_What this task involves_. Reproduce the data below in full and exclude every picture.

◇ ◇ ◇

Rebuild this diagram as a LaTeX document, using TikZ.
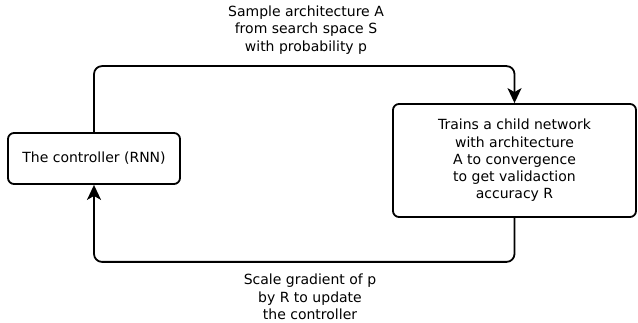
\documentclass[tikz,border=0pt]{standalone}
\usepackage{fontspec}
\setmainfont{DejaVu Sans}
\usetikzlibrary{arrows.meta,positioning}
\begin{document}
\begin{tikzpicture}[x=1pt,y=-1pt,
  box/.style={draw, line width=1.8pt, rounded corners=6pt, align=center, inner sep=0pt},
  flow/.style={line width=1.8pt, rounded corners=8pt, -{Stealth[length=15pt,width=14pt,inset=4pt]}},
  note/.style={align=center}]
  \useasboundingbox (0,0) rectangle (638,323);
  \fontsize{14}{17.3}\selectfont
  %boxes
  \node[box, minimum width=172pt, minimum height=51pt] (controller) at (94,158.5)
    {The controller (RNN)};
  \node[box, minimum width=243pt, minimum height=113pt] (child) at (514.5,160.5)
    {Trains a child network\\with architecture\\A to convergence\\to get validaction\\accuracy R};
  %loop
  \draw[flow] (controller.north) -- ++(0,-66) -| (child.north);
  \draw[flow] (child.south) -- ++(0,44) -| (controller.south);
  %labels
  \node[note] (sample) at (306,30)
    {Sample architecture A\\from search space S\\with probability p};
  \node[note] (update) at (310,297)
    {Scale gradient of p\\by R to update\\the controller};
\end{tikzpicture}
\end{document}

◇ ◇ ◇

_Answer below_.
Rebuild this diagram as a LaTeX document, using TikZ.
\documentclass[tikz,border=0pt]{standalone}
\usepackage{fontspec}
\setmainfont{DejaVu Sans}
\usetikzlibrary{arrows.meta,positioning}
\begin{document}
\begin{tikzpicture}[x=1pt,y=-1pt,
  box/.style={draw, line width=1.8pt, rounded corners=6pt, align=center, inner sep=0pt},
  flow/.style={line width=1.8pt, rounded corners=8pt, -{Stealth[length=15pt,width=14pt,inset=4pt]}},
  note/.style={align=center}]
  \useasboundingbox (0,0) rectangle (638,323);
  \fontsize{14}{17.3}\selectfont
  %boxes
  \node[box, minimum width=172pt, minimum height=51pt] (controller) at (94,158.5)
    {The controller (RNN)};
  \node[box, minimum width=243pt, minimum height=113pt] (child) at (514.5,160.5)
    {Trains a child network\\with architecture\\A to convergence\\to get validaction\\accuracy R};
  %loop
  \draw[flow] (controller.north) -- ++(0,-66) -| (child.north);
  \draw[flow] (child.south) -- ++(0,44) -| (controller.south);
  %labels
  \node[note] (sample) at (306,30)
    {Sample architecture A\\from search space S\\with probability p};
  \node[note] (update) at (310,297)
    {Scale gradient of p\\by R to update\\the controller};
\end{tikzpicture}
\end{document}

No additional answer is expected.